For him, the subject matter is everything. “In order to have an epic piece of artwork, you need an epic subject matter,” he said.

That conviction has led him to sculpt Padre Pio wrestling a demon, Jesus embracing a terrorist, and Dante’s entire Divine Comedy in 100 reliefs at the University of Toronto’s St. Michael’s College. Each piece, he says, must tell the story on its own — without needing a book beside it to explain.

Among his most cherished works is Life, a pro-life monument depicting a pregnant woman with the child visible in her womb, made of reflective material that captures light.

“It’s not a counterattack against abortion. It’s simply a celebration of life,” he explained. “A mother and child. That’s it.”

Large casts of Life stand across from the National Shrine in Washington, D.C., in Rome at San Marcello al Corso, and soon at the Texas state capitol.

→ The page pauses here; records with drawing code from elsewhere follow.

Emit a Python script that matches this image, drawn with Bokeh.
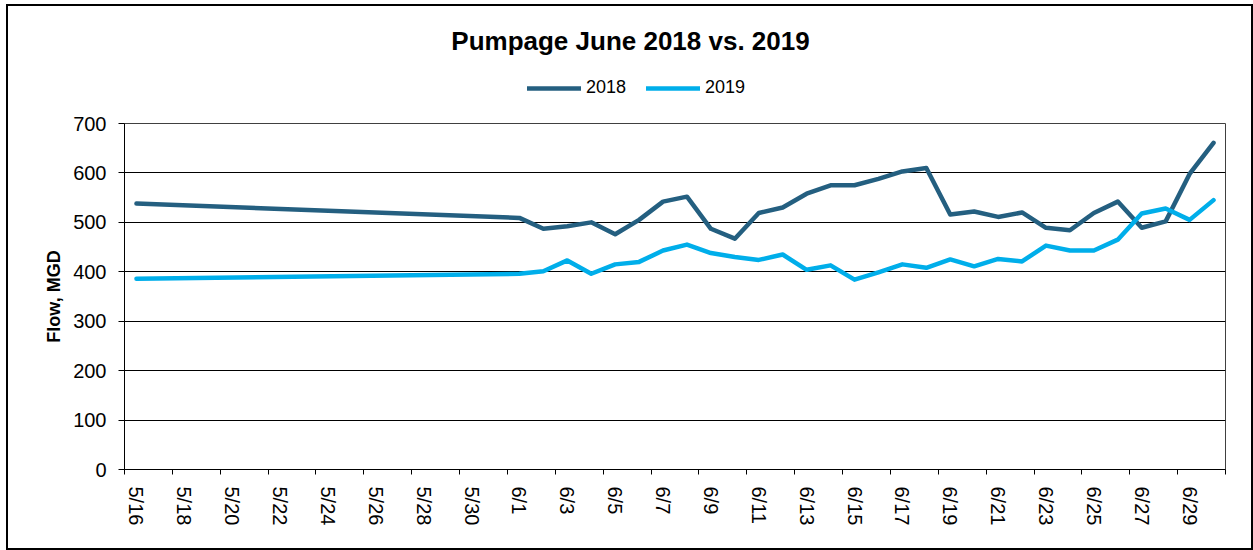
import datetime as dt
from bokeh.plotting import figure
from bokeh.layouts import column
from bokeh.models import (ColumnDataSource, FixedTicker, Legend, LegendItem,
                          Label, Range1d)
from bokeh.embed import file_html
from bokeh.resources import INLINE

# ---------------- data ----------------
dates = ["5/16", "6/1", "6/2", "6/3", "6/4", "6/5", "6/6", "6/7", "6/8", "6/9",
         "6/10", "6/11", "6/12", "6/13", "6/14", "6/15", "6/16", "6/17", "6/18",
         "6/19", "6/20", "6/21", "6/22", "6/23", "6/24", "6/25", "6/26", "6/27",
         "6/28", "6/29", "6/30"]
flow_2018 = [538, 509, 487, 492, 500, 476, 505, 542, 552, 487, 467, 519, 530,
             558, 575, 575, 588, 603, 610, 516, 522, 511, 520, 489, 484, 519,
             542, 489, 502, 598, 661]
flow_2019 = [386, 396, 401, 423, 396, 415, 420, 443, 455, 438, 430, 424, 435,
             404, 413, 384, 399, 415, 408, 425, 411, 426, 421, 453, 443, 443,
             465, 518, 528, 505, 545]
x_tick_labels = ["5/16", "5/18", "5/20", "5/22", "5/24", "5/26", "5/28", "5/30",
                 "6/1", "6/3", "6/5", "6/7", "6/9", "6/11", "6/13", "6/15",
                 "6/17", "6/19", "6/21", "6/23", "6/25", "6/27", "6/29"]
y_ticks = [0, 100, 200, 300, 400, 500, 600, 700]
first_day = "5/16"
last_day = "6/30"
series_names = ["2018", "2019"]
chart_title = "Pumpage June 2018 vs. 2019"
y_label = "Flow, MGD"


def day_index(s):
    m, d = map(int, s.split("/"))
    m0, d0 = map(int, first_day.split("/"))
    return (dt.date(2019, m, d) - dt.date(2019, m0, d0)).days


x = [day_index(s) for s in dates]
src = ColumnDataSource(dict(x=x, y18=flow_2018, y19=flow_2019))

C18 = "#245F80"
C19 = "#00AEEA"
FONT = "Liberation Sans"
LW = 4.5
W = 1243

# ---------------- header (title + legend) ----------------
hdr = figure(width=W, height=105, output_backend="svg", toolbar_location=None,
             x_range=Range1d(0, 1), y_range=Range1d(0, 1),
             x_axis_type=None, y_axis_type=None,
             min_border_left=0, min_border_right=0, min_border_top=0,
             min_border_bottom=0)
hdr.outline_line_color = None
hdr.xgrid.visible = False
hdr.ygrid.visible = False
hdr.background_fill_color = "white"
hdr.border_fill_color = "white"
# legend proxies: same series, drawn far outside this header's ranges
h18 = hdr.line("x", "y18", source=src, line_width=LW, color=C18,
               line_cap="round")
h19 = hdr.line("x", "y19", source=src, line_width=LW, color=C19,
               line_cap="round")
hdr.add_layout(Label(x=506, y=71, x_units="screen", y_units="screen",
                     text=chart_title, text_align="center",
                     text_baseline="alphabetic", text_font=FONT,
                     text_font_size="26px", text_font_style="bold",
                     text_color="black"))
legend = Legend(items=[LegendItem(label=series_names[0], renderers=[h18]),
                       LegendItem(label=series_names[1], renderers=[h19])],
                orientation="horizontal", location=(403, 13), padding=0,
                margin=0, spacing=20, glyph_width=54, glyph_height=20,
                label_standoff=5, label_text_font=FONT,
                label_text_font_size="18px", label_text_color="black",
                border_line_color=None, background_fill_alpha=0)
hdr.add_layout(legend, "center")

# ---------------- main chart ----------------
n_days = day_index(last_day)
p = figure(width=W, height=437, output_backend="svg", toolbar_location=None,
           x_range=Range1d(-0.5, n_days + 0.5), y_range=Range1d(0, 700),
           min_border_left=116, min_border_right=26, min_border_top=12,
           min_border_bottom=79)
p.background_fill_color = "white"
p.border_fill_color = "white"
p.outline_line_color = "#404040"
p.outline_line_width = 1

p.line("x", "y18", source=src, line_width=LW, color=C18,
       line_cap="round", line_join="round")
p.line("x", "y19", source=src, line_width=LW, color=C19,
       line_cap="round", line_join="round")

# x axis
tick_pos = [day_index(s) for s in x_tick_labels]
minor = [-0.5 + 2 * k for k in range(n_days // 2 + 2) if -0.5 + 2 * k <= n_days + 0.5]
p.xaxis.ticker = FixedTicker(ticks=tick_pos, minor_ticks=minor)
p.xaxis.major_label_overrides = {t: lab for t, lab in zip(tick_pos, x_tick_labels)}
p.xaxis.major_label_orientation = "vertical"
p.xaxis.major_tick_out = 0
p.xaxis.major_tick_in = 0
p.xaxis.minor_tick_out = 5
p.xaxis.minor_tick_in = 0
p.xaxis.minor_tick_line_color = "black"
p.xaxis.major_label_standoff = 12
p.xaxis.major_label_text_font = FONT
p.xaxis.major_label_text_font_size = "20px"
p.xaxis.major_label_text_color = "black"
p.xaxis.axis_line_color = "black"
p.xgrid.visible = False

# y axis
p.yaxis.ticker = FixedTicker(ticks=y_ticks, minor_ticks=[])
p.yaxis.major_tick_out = 6
p.yaxis.major_tick_in = 0
p.yaxis.major_tick_line_color = "black"
p.yaxis.major_label_standoff = 12
p.yaxis.major_label_text_font = FONT
p.yaxis.major_label_text_font_size = "20px"
p.yaxis.major_label_text_color = "black"
p.yaxis.axis_line_color = "black"
p.yaxis.axis_label = y_label
p.yaxis.axis_label_text_font = FONT
p.yaxis.axis_label_text_font_size = "18px"
p.yaxis.axis_label_text_font_style = "bold"
p.yaxis.axis_label_text_color = "black"
p.yaxis.axis_label_standoff = 6
p.ygrid.ticker = FixedTicker(ticks=y_ticks)
p.ygrid.grid_line_color = "black"
p.ygrid.grid_line_width = 1

layout = column(hdr, p, spacing=0,
                styles={"margin": "6px 0 0 8px", "outline": "2px solid black"})

open("out.html", "w").write(file_html(layout, INLINE))
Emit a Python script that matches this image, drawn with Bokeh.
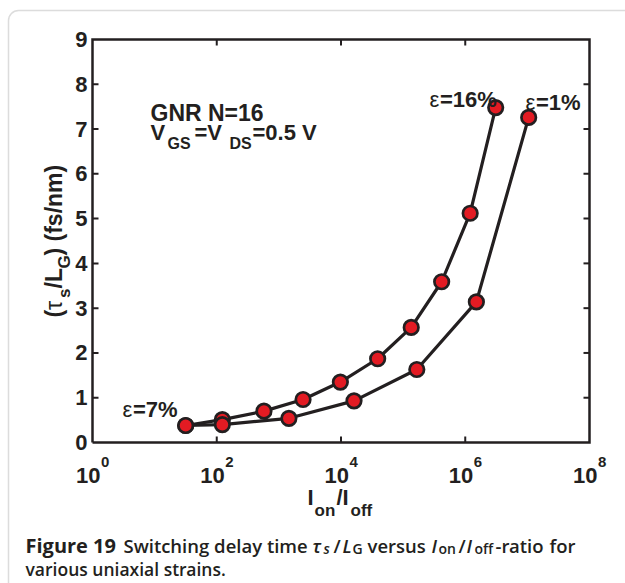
import math
from bokeh.plotting import figure
from bokeh.models import Label, BoxAnnotation, Range1d
from bokeh.embed import file_html
from bokeh.resources import INLINE

# ---- data ----
ratio_16 = [3.16e1, 1.23e2, 5.75e2, 2.45e3, 9.77e3, 3.89e4, 1.35e5, 4.17e5, 1.20e6, 3.09e6]
tau_16 = [0.38, 0.51, 0.70, 0.96, 1.35, 1.87, 2.57, 3.59, 5.12, 7.48]
ratio_1 = [3.16e1, 1.23e2, 1.45e3, 1.62e4, 1.66e5, 1.51e6, 1.05e7]
tau_1 = [0.38, 0.40, 0.54, 0.93, 1.63, 3.14, 7.26]
x_ticks = [1, 1e2, 1e4, 1e6, 1e8]
x_exps = ["0", "2", "4", "6", "8"]
y_ticks = [0, 1, 2, 3, 4, 5, 6, 7, 8, 9]
x_min, x_max = 1, 1e8
y_min, y_max = 0, 9

W, H = 625, 583
L, R, T, B = 92, 589, 39, 442
FONT = "Liberation Sans"
CAP = "Open Sans"
CAPS = "Open Sans SemiBold"
INK = "#231f20"


def X(px):
    return 10 ** ((px - L) / ((R - L) / 8.0))


def Y(py):
    return (B - py) / ((B - T) / 9.0)


def PX(x):
    return L + (R - L) / 8.0 * math.log10(x)


p = figure(width=W, height=H, x_axis_type="log", output_backend="svg",
           toolbar_location=None, x_range=Range1d(X(0), X(W)), y_range=Range1d(Y(H), Y(0)),
           min_border=0, x_axis_location=None, y_axis_location=None)
p.grid.visible = False
p.outline_line_color = None
p.background_fill_color = "white"
p.border_fill_color = "white"

# axes box and inward ticks (through the scales)
tick_x0, tick_x1, tick_y0, tick_y1 = [], [], [], []
for t in x_ticks[1:-1]:
    tick_x0 += [t, t]
    tick_x1 += [t, t]
    tick_y0 += [y_min, y_max]
    tick_y1 += [Y(B - 6), Y(T + 6)]
for v in y_ticks[1:-1]:
    tick_x0 += [x_min, x_max]
    tick_x1 += [X(L + 6), X(R - 6)]
    tick_y0 += [v, v]
    tick_y1 += [v, v]
p.segment(tick_x0, tick_y0, tick_x1, tick_y1, line_color=INK, line_width=2)
p.line([x_min, x_max, x_max, x_min, x_min], [y_min, y_min, y_max, y_max, y_min],
       line_color=INK, line_width=2.5, line_join="miter")

# curves
for xs, ys in [(ratio_16, tau_16), (ratio_1, tau_1)]:
    p.line(xs, ys, line_color=INK, line_width=3.2)
    p.scatter(xs, ys, size=14.5, fill_color="#e31b23", line_color=INK, line_width=2.7)


def lab(text, px, py, size, style="bold", font=FONT, align="left", baseline="alphabetic", angle=0):
    p.add_layout(Label(x=X(px), y=Y(py), text=text, text_font=font, text_font_size=f"{size}px",
                       text_font_style=style, text_color=INK, text_align=align,
                       text_baseline=baseline, angle=angle))


# y tick labels
for v in y_ticks:
    p.add_layout(Label(x=X(87), y=v, text=str(v), text_font=FONT, text_font_size="22px",
                       text_font_style="bold", text_color=INK, text_align="right",
                       text_baseline="middle"))
# x tick labels
for t, e in zip(x_ticks, x_exps):
    tp = PX(t)
    lab("10", tp + 8, 475, 22, align="right")
    lab(e, tp + 8.5, 461, 15)

# x axis label
lab("I", 307, 497, 22)
lab("on", 314, 510, 17)
lab("/I", 336, 497, 22)
lab("off", 350, 510, 17)

# y axis label (rotated)
A = math.pi / 2
lab("(", 53, 317, 23, angle=A)
lab("τ", 53, 309.5, 23, style="normal", angle=A)
lab("s", 64, 297.5, 17, angle=A)
lab("/L", 53, 288, 23, angle=A)
lab("G", 64, 268, 17, angle=A)
lab(") (fs/nm)", 53, 255, 23, angle=A)

# annotation
lab("GNR N=16", 150, 112, 23)
lab("V", 150, 132, 22)
lab("GS", 167, 143, 16)
lab("=V", 194, 132, 22)
lab("DS", 229, 143, 16)
lab("=0.5 V", 252, 132, 22)

# strain labels
for eps, rest, px, py in [("ε", "=16%", 429, 99), ("ε", "=1%", 525, 102), ("ε", "=7%", 122, 409)]:
    lab(eps, px, py, 22, style="normal")
    lab(rest, px + 10.5, py, 22)

# caption
C1 = 18.5
lab("Figure 19", 25, 545, 20, font=CAP)
lab("Switching delay time", 123, 545, C1, style="normal", font=CAPS)
lab("τ", 312, 545, C1, style="italic", font=CAPS)
lab("s", 323, 548, 14, style="italic", font=CAPS)
lab("/", 333, 545, C1, style="normal", font=CAPS)
lab("L", 342, 545, C1, style="italic", font=CAPS)
lab("G", 352, 548, 14, style="normal", font=CAPS)
lab("versus", 367, 545, C1, style="normal", font=CAPS)
lab("I", 431, 545, C1, style="italic", font=CAPS)
lab("on", 438, 548, 14, style="normal", font=CAPS)
lab("/", 458, 545, C1, style="normal", font=CAPS)
lab("I", 466, 545, C1, style="italic", font=CAPS)
lab("off", 474, 548, 14, style="normal", font=CAPS)
lab("-ratio", 495, 545, C1, style="normal", font=CAPS)
lab("for", 549, 545, C1, style="normal", font=CAPS)
lab("various uniaxial strains.", 25, 568, 17.5, style="normal", font=CAPS)

# page frame (added last)
p.add_layout(BoxAnnotation(left=8, right=W + 40, top=10, bottom=H + 40,
                           left_units="canvas", right_units="canvas",
                           top_units="canvas", bottom_units="canvas",
                           fill_color=None, line_color="#8a8a8a", line_width=1.5,
                           border_radius=10))

open("out.html", "w").write(file_html(p, INLINE))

Smaller versions have been turned into rosaries used by pro-life organizations to raise funds for mothers.

For Schmalz, the message is clear: “Life is beautiful. Let’s have more humans.”

At Saint John Paul II Academy, his Last Supper Table will join the growing list of his works installed in public spaces around the world. But for Schmalz, the meaning is intensely practical.

The twelve empty chairs are not decorative. They are waiting to be filled.

“When people sit there, they become part of the art. It reminds us our faith isn’t an ornament,” he said. “The Last Supper requires us to be a part of it.”

For the students of Surrey/White Rock, that reminder will be waiting every day at lunchtime: Christ at the table, inviting them to take their place.